For those who are led by the Spirit of God are the children of God. The Spirit you received does not make you slaves, so that you live in fear again; rather, the Spirit you received brought about your adoption to sonship. And by him we cry, “Abba, Father.” The Spirit himself testifies with our spirit that we are God’s children. Now if we are children, then we are heirs—heirs of God and co-heirs with Christ, if indeed we share in his sufferings in order that we may also share in his glory.

Romans 8:14-17

But he was pierced for our transgressions, he was crushed for our iniquities; the punishment that brought us peace was on him, and by his wounds we are healed.

Isaiah 53:5

Paul explains that since we are co-heirs with Christ in God's kingdom, we share in the sufferings of the cross as well. The whole point of the sufferings of the cross were so we may be healed as Isaiah pointed out hundreds of years before Jesus was born.

But suffering in and of itself does no good. If I suffer for suffering's sake, I just am in pain. But if I suffer for God's Glory through faith in the transformative power of the cross, then good fruit is produced. However, most often we do neither. The most tempting feature of suffering is to suffer for one's own sake. How often do we put on a pitiful face to others and say with our outward expressions and words, "See, look how pitiful my lot is." Then the glory goes to me. The eyes of others are cast on me rather than directed toward God.

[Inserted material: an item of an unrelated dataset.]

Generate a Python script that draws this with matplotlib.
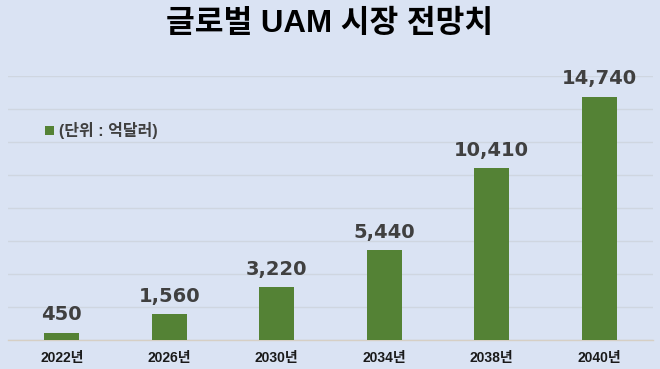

Our suffering must be for God's glory for it to have the transformative power of the cross. I've found that because I'm so often tempted to moan pitifully to gain attention, I must hold my tongue. Though too often, I choose my glory over God's, which is my confession.

Likewise, every so often I end up getting terrible headaches. I tend to moan and complain about them to my wife. Of course, all that does is pour my pain on her. What good is my suffering doing if I spread the pain to another person? But there is a person on whom our pain should be fixed. And that person is Jesus on the cross. That is why God hung there. Through the cross all of our pain and suffering is transformed into joy.

As the Father has loved me, so have I loved you. Abide in my love. If you keep my commandments, you will abide in my love, just as I have kept my Father's commandments and abide in his love. These things I have spoken to you, that my joy may be in you, and that your joy may be full. This is my commandment, that you love one another as I have loved you. Greater love has no one than this, that someone lay down his life for his friends. You are my friends if you do what I command you.

John 15:9-14

Jesus lay his life down for us, so we may have joy in full. We do the same for others. We love others, which involves suffering for others so they may have joy. The irony shines bright. This is our job as Christians—to help consecrate the world through suffering in the love of Christ for the glory of God.

It's no coincidence that at the Holy Supper the bread is broken. The bread is eaten. The bread suffers in order to make us whole again.

Those kids who have terrible behavior, those adults who trouble us to no end, we suffer for them so by our wounds through Christ's wounds, their wounds may heal. This is our great and terrible job which is only possible through the death and resurrection of Jesus Christ.